> GIVEN TASK
Would you write out the listing verbatim and skip every picture in it?

---------- COLLECTED MATERIAL ----------

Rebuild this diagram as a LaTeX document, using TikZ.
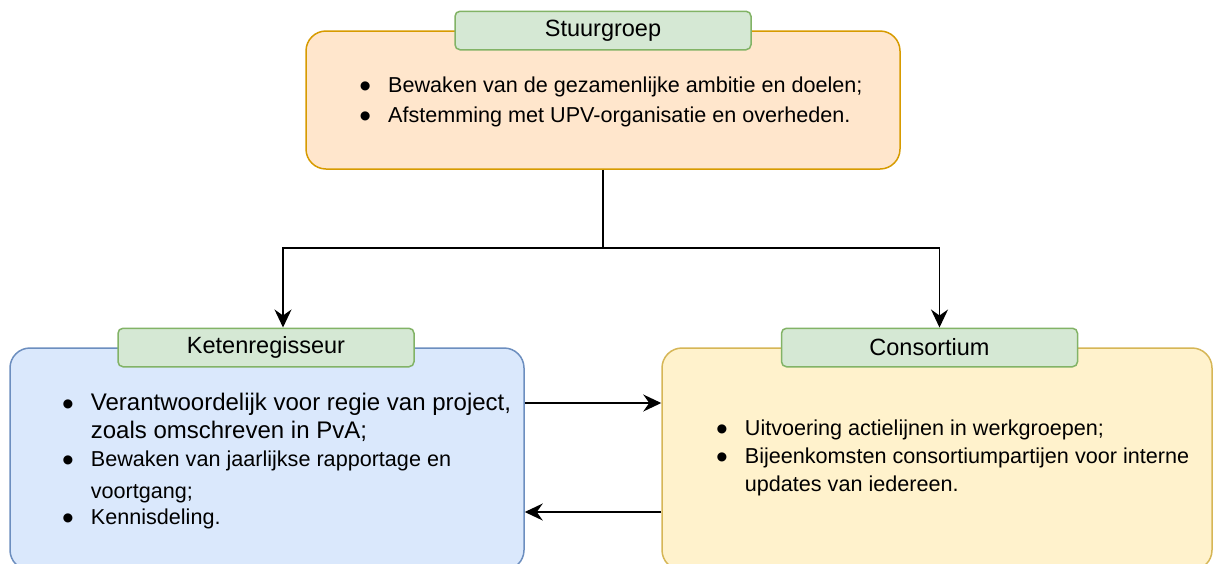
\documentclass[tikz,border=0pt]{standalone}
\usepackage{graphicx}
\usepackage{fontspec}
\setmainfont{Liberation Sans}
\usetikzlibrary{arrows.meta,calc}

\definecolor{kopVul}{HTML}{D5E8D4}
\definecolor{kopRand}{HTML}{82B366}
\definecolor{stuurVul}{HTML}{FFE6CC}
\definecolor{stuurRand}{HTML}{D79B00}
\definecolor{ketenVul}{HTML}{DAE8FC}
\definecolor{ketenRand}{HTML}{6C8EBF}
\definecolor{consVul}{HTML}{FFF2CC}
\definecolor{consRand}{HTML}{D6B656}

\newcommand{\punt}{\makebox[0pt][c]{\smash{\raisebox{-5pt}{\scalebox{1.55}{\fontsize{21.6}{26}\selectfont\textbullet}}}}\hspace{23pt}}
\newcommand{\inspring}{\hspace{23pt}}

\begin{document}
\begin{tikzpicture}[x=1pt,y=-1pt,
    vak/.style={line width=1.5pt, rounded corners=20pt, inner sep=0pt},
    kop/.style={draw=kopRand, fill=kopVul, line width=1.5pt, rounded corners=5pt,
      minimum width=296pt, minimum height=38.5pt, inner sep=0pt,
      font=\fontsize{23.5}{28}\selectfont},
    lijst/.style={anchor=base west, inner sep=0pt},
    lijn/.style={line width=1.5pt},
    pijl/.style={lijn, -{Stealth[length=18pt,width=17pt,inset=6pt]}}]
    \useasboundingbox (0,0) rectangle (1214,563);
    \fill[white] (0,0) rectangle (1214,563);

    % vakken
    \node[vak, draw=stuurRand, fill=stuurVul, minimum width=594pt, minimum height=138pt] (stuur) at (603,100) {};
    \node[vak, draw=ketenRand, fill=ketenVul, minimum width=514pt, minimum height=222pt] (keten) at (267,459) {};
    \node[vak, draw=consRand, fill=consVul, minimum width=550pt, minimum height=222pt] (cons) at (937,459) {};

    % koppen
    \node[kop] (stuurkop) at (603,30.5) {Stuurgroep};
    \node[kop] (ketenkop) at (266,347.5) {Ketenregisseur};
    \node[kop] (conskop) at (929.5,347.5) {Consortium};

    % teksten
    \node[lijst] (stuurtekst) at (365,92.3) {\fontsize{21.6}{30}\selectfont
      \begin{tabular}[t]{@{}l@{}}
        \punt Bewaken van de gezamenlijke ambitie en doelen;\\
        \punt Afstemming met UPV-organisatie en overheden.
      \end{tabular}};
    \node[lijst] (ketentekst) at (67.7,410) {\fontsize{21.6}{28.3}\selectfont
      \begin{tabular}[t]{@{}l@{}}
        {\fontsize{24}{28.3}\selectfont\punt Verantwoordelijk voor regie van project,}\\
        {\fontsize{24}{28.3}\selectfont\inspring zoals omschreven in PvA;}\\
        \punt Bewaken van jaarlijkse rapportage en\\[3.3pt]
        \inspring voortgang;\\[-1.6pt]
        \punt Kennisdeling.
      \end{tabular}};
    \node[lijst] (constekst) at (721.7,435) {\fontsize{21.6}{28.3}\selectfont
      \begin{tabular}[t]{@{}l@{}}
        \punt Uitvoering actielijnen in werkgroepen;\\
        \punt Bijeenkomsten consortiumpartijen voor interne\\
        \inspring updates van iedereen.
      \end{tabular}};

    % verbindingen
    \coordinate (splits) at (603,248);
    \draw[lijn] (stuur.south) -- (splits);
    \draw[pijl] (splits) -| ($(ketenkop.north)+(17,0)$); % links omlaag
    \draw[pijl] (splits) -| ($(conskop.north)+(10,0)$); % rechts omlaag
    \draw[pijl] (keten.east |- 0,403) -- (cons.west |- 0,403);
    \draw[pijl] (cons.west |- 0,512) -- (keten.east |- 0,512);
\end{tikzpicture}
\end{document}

----------

> ANSWER BELOW
Rebuild this diagram as a LaTeX document, using TikZ.
\documentclass[tikz,border=0pt]{standalone}
\usepackage{graphicx}
\usepackage{fontspec}
\setmainfont{Liberation Sans}
\usetikzlibrary{arrows.meta,calc}

\definecolor{kopVul}{HTML}{D5E8D4}
\definecolor{kopRand}{HTML}{82B366}
\definecolor{stuurVul}{HTML}{FFE6CC}
\definecolor{stuurRand}{HTML}{D79B00}
\definecolor{ketenVul}{HTML}{DAE8FC}
\definecolor{ketenRand}{HTML}{6C8EBF}
\definecolor{consVul}{HTML}{FFF2CC}
\definecolor{consRand}{HTML}{D6B656}

\newcommand{\punt}{\makebox[0pt][c]{\smash{\raisebox{-5pt}{\scalebox{1.55}{\fontsize{21.6}{26}\selectfont\textbullet}}}}\hspace{23pt}}
\newcommand{\inspring}{\hspace{23pt}}

\begin{document}
\begin{tikzpicture}[x=1pt,y=-1pt,
    vak/.style={line width=1.5pt, rounded corners=20pt, inner sep=0pt},
    kop/.style={draw=kopRand, fill=kopVul, line width=1.5pt, rounded corners=5pt,
      minimum width=296pt, minimum height=38.5pt, inner sep=0pt,
      font=\fontsize{23.5}{28}\selectfont},
    lijst/.style={anchor=base west, inner sep=0pt},
    lijn/.style={line width=1.5pt},
    pijl/.style={lijn, -{Stealth[length=18pt,width=17pt,inset=6pt]}}]
    \useasboundingbox (0,0) rectangle (1214,563);
    \fill[white] (0,0) rectangle (1214,563);

    % vakken
    \node[vak, draw=stuurRand, fill=stuurVul, minimum width=594pt, minimum height=138pt] (stuur) at (603,100) {};
    \node[vak, draw=ketenRand, fill=ketenVul, minimum width=514pt, minimum height=222pt] (keten) at (267,459) {};
    \node[vak, draw=consRand, fill=consVul, minimum width=550pt, minimum height=222pt] (cons) at (937,459) {};

    % koppen
    \node[kop] (stuurkop) at (603,30.5) {Stuurgroep};
    \node[kop] (ketenkop) at (266,347.5) {Ketenregisseur};
    \node[kop] (conskop) at (929.5,347.5) {Consortium};

    % teksten
    \node[lijst] (stuurtekst) at (365,92.3) {\fontsize{21.6}{30}\selectfont
      \begin{tabular}[t]{@{}l@{}}
        \punt Bewaken van de gezamenlijke ambitie en doelen;\\
        \punt Afstemming met UPV-organisatie en overheden.
      \end{tabular}};
    \node[lijst] (ketentekst) at (67.7,410) {\fontsize{21.6}{28.3}\selectfont
      \begin{tabular}[t]{@{}l@{}}
        {\fontsize{24}{28.3}\selectfont\punt Verantwoordelijk voor regie van project,}\\
        {\fontsize{24}{28.3}\selectfont\inspring zoals omschreven in PvA;}\\
        \punt Bewaken van jaarlijkse rapportage en\\[3.3pt]
        \inspring voortgang;\\[-1.6pt]
        \punt Kennisdeling.
      \end{tabular}};
    \node[lijst] (constekst) at (721.7,435) {\fontsize{21.6}{28.3}\selectfont
      \begin{tabular}[t]{@{}l@{}}
        \punt Uitvoering actielijnen in werkgroepen;\\
        \punt Bijeenkomsten consortiumpartijen voor interne\\
        \inspring updates van iedereen.
      \end{tabular}};

    % verbindingen
    \coordinate (splits) at (603,248);
    \draw[lijn] (stuur.south) -- (splits);
    \draw[pijl] (splits) -| ($(ketenkop.north)+(17,0)$); % links omlaag
    \draw[pijl] (splits) -| ($(conskop.north)+(10,0)$); % rechts omlaag
    \draw[pijl] (keten.east |- 0,403) -- (cons.west |- 0,403);
    \draw[pijl] (cons.west |- 0,512) -- (keten.east |- 0,512);
\end{tikzpicture}
\end{document}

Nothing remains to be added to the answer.